◆ **Directive**
Leave the pictures out and quote every line from the start of the listing to the line with "import numpy as np", inclusive.

>> Start Information shown

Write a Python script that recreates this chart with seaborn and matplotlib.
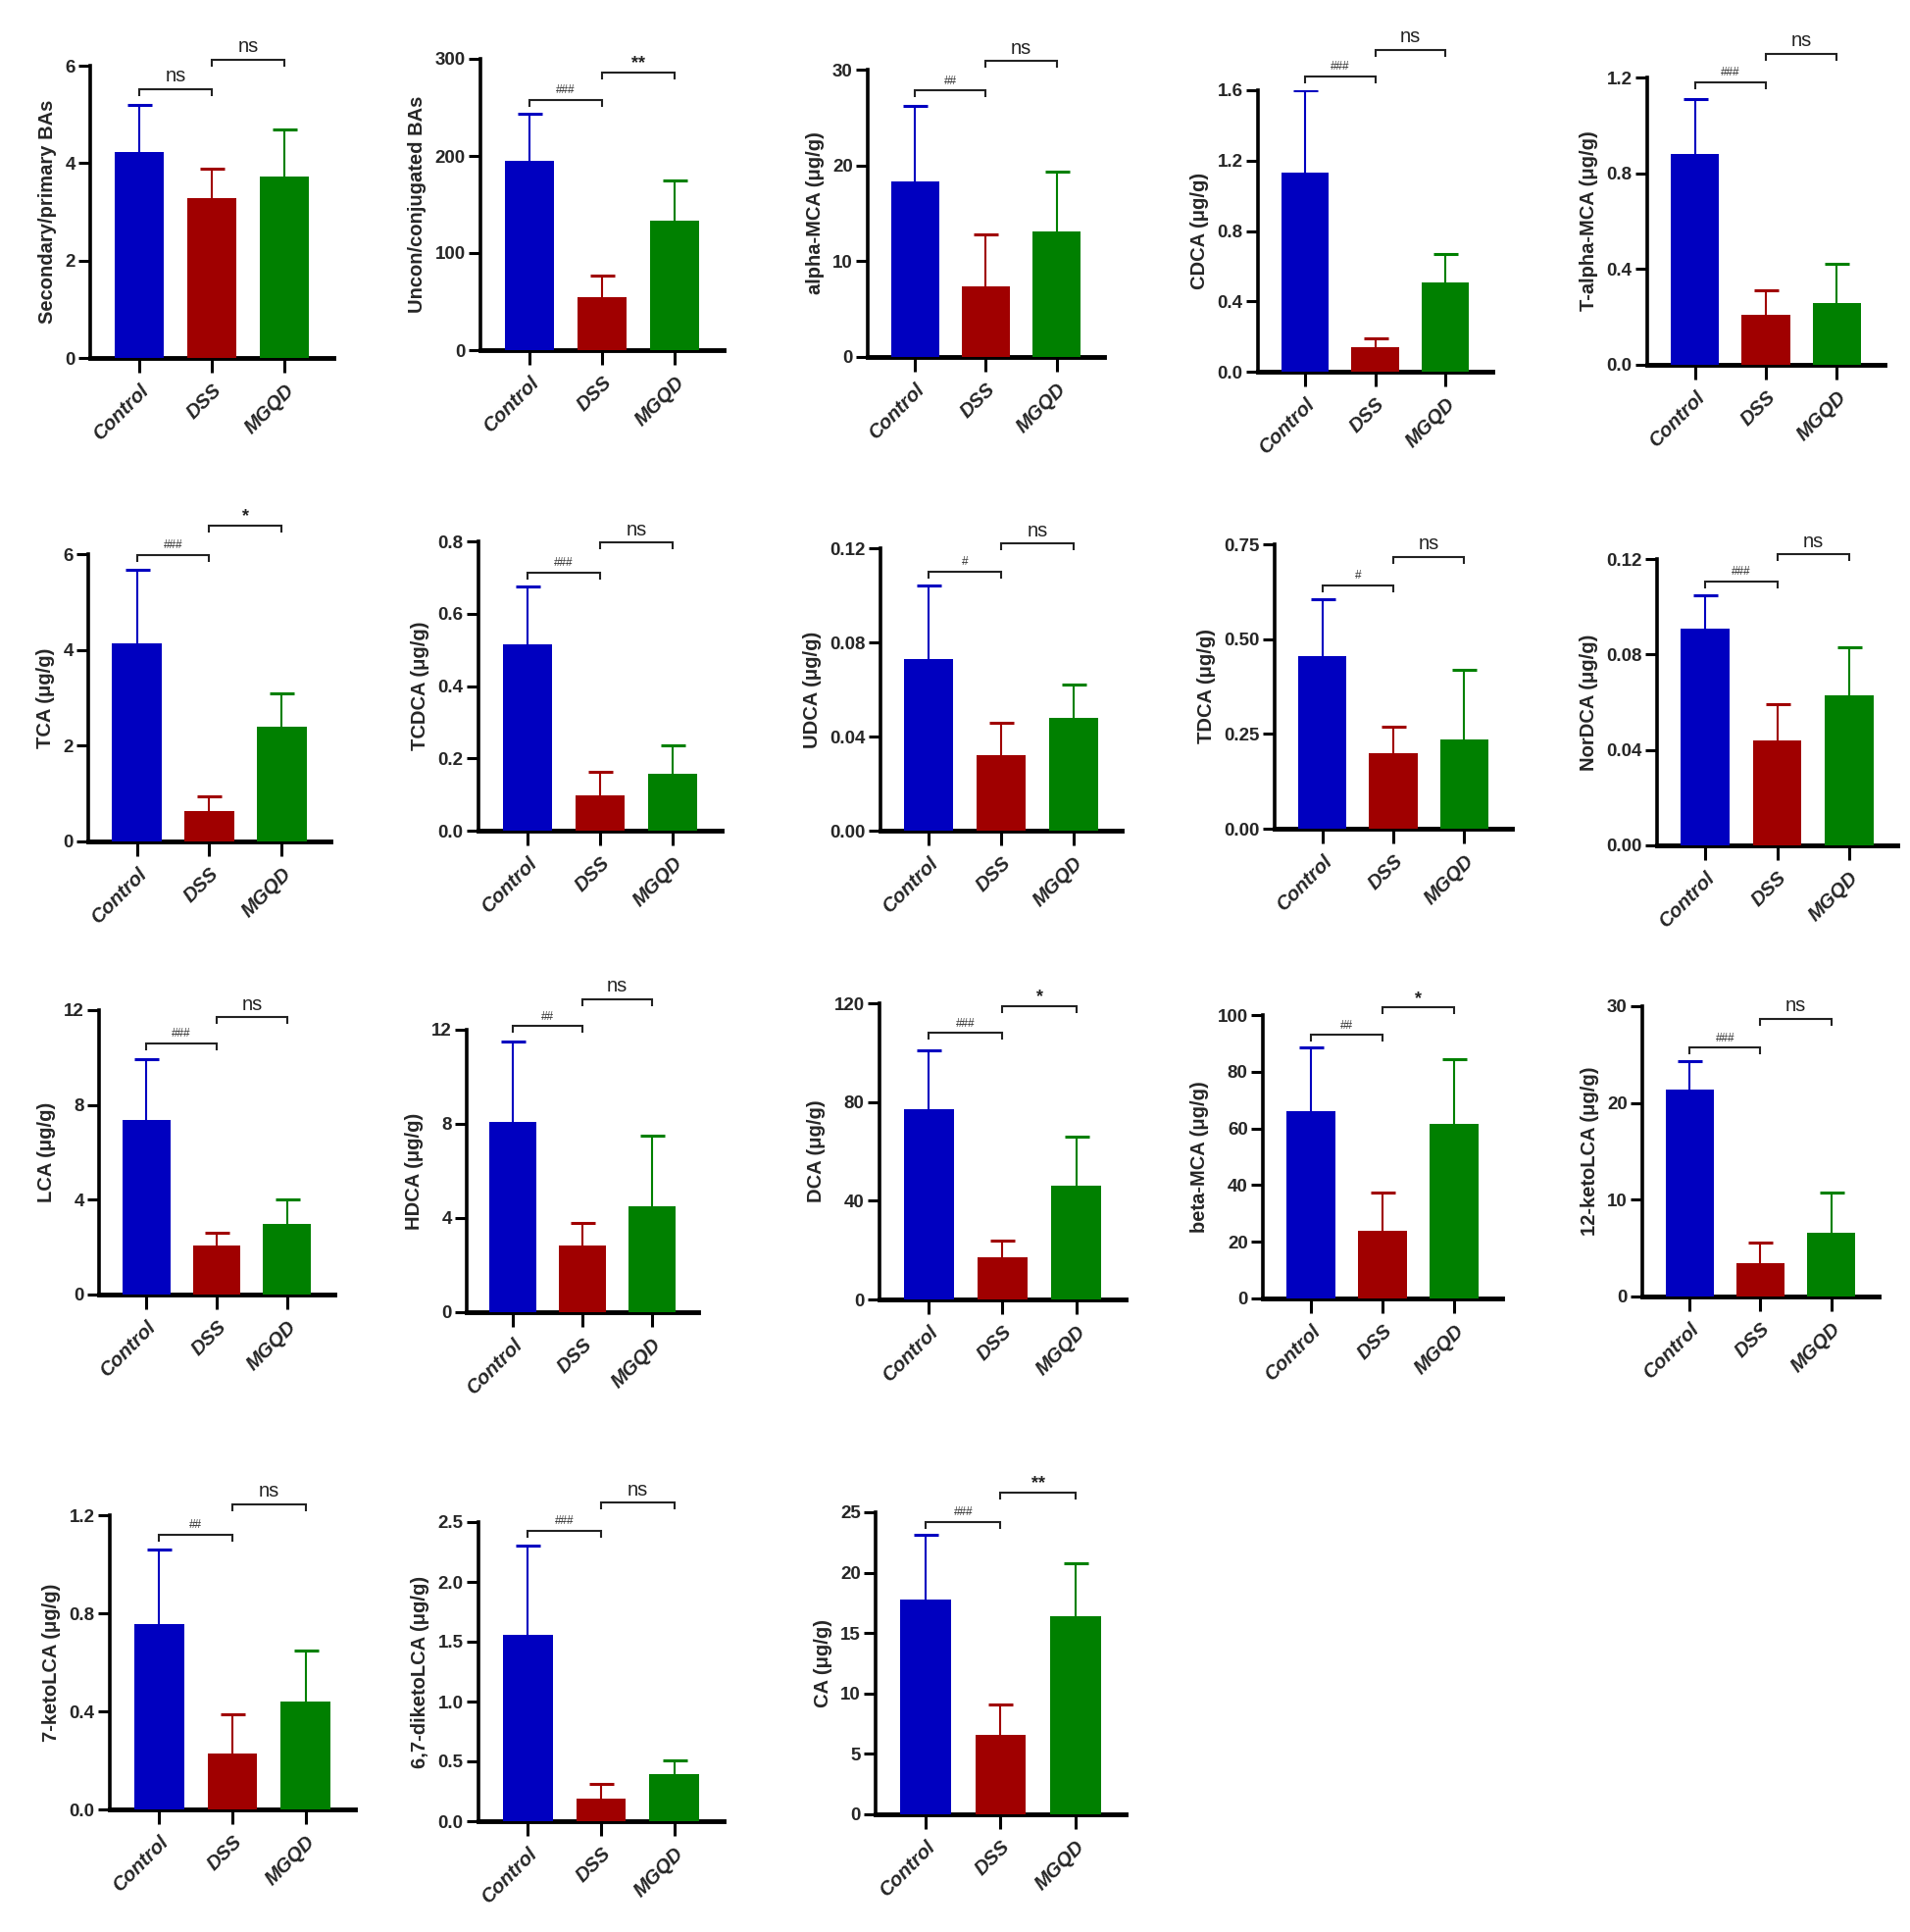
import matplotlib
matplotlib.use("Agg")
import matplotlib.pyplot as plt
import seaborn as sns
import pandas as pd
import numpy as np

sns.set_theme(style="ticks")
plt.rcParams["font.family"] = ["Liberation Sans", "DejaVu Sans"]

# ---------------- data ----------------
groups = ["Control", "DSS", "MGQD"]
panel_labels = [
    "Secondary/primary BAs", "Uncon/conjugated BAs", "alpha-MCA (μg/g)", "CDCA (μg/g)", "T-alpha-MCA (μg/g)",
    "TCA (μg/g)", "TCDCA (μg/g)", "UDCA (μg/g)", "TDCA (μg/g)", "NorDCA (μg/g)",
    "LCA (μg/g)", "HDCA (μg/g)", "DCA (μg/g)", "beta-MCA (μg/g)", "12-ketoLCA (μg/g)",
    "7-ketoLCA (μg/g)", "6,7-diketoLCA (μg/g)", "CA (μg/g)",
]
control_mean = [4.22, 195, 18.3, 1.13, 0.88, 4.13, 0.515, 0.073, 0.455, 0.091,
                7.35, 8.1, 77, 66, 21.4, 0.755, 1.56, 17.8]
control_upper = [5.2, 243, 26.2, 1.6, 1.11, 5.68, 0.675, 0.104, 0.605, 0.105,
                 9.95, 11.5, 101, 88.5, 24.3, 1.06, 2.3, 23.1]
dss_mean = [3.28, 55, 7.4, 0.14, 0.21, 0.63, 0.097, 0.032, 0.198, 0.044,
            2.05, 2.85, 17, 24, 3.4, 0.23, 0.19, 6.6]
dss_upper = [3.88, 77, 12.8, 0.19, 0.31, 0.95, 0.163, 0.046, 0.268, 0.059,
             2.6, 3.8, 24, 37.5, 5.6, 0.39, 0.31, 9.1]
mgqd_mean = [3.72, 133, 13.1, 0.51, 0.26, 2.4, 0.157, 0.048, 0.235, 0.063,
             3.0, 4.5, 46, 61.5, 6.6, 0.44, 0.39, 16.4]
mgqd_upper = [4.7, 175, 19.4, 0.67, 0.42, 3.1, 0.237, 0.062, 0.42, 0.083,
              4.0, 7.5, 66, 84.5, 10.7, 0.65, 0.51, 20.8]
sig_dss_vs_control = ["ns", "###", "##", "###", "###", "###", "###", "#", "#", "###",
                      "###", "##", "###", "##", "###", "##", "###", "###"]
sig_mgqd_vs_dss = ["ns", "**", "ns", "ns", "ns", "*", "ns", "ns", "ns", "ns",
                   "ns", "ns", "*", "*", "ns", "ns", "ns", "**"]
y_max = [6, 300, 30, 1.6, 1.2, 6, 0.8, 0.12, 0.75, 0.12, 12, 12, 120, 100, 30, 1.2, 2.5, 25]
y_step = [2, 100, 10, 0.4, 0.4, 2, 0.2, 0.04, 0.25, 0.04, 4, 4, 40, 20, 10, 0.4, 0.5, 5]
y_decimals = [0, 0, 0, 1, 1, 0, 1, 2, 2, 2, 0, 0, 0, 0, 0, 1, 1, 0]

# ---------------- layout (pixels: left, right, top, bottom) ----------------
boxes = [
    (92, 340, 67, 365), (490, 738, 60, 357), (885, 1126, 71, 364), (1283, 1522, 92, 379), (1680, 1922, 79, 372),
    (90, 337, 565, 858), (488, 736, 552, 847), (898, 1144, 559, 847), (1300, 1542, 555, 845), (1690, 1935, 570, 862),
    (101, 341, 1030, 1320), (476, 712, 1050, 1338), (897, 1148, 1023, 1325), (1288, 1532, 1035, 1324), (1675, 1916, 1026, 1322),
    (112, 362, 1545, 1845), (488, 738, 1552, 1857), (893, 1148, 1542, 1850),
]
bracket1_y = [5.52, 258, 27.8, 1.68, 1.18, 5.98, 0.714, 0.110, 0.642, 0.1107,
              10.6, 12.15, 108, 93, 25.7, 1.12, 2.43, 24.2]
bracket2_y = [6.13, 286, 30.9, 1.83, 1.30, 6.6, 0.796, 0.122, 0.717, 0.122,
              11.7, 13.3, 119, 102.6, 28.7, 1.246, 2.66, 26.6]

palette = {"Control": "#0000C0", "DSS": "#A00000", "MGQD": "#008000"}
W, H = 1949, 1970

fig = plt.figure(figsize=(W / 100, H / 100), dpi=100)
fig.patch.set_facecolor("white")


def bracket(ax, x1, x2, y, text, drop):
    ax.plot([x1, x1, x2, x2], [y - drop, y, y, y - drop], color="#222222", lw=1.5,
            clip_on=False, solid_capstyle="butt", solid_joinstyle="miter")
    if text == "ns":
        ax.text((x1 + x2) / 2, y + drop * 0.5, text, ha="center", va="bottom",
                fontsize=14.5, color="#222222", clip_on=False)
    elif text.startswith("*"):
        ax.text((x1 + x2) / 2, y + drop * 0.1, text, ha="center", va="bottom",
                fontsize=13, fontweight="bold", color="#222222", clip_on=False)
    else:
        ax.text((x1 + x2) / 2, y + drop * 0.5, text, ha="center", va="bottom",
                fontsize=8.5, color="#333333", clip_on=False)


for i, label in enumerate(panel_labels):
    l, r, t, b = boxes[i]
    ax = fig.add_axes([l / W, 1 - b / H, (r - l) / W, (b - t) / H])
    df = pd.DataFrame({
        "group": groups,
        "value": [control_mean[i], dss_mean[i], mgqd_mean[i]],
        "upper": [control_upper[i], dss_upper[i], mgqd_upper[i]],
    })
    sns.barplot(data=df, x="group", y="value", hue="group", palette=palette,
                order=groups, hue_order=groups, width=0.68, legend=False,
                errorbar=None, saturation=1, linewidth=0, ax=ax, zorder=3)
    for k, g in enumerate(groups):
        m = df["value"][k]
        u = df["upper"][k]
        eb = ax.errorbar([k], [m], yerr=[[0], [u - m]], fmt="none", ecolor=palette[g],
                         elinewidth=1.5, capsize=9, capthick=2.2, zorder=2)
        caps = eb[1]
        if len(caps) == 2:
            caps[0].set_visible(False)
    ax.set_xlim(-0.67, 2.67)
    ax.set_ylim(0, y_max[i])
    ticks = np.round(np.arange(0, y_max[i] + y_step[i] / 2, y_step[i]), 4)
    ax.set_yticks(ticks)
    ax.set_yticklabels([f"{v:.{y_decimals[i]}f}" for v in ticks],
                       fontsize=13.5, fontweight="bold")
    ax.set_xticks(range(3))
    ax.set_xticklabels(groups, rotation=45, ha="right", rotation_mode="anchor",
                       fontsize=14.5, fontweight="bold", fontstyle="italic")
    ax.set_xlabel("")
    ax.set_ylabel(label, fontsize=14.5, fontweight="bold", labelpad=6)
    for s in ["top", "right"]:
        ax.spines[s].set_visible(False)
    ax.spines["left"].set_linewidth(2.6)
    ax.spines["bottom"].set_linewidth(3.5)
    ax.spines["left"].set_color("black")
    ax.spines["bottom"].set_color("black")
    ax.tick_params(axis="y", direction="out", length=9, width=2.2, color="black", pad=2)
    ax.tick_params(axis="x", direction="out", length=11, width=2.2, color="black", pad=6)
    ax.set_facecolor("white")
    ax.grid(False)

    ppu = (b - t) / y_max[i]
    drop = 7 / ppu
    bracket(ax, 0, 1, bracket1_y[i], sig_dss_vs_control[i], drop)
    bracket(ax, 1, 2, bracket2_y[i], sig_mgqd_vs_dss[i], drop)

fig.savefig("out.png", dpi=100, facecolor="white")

>> End Information shown

◆ **Correct answer**
Write a Python script that recreates this chart with seaborn and matplotlib.
import matplotlib
matplotlib.use("Agg")
import matplotlib.pyplot as plt
import seaborn as sns
import pandas as pd
import numpy as np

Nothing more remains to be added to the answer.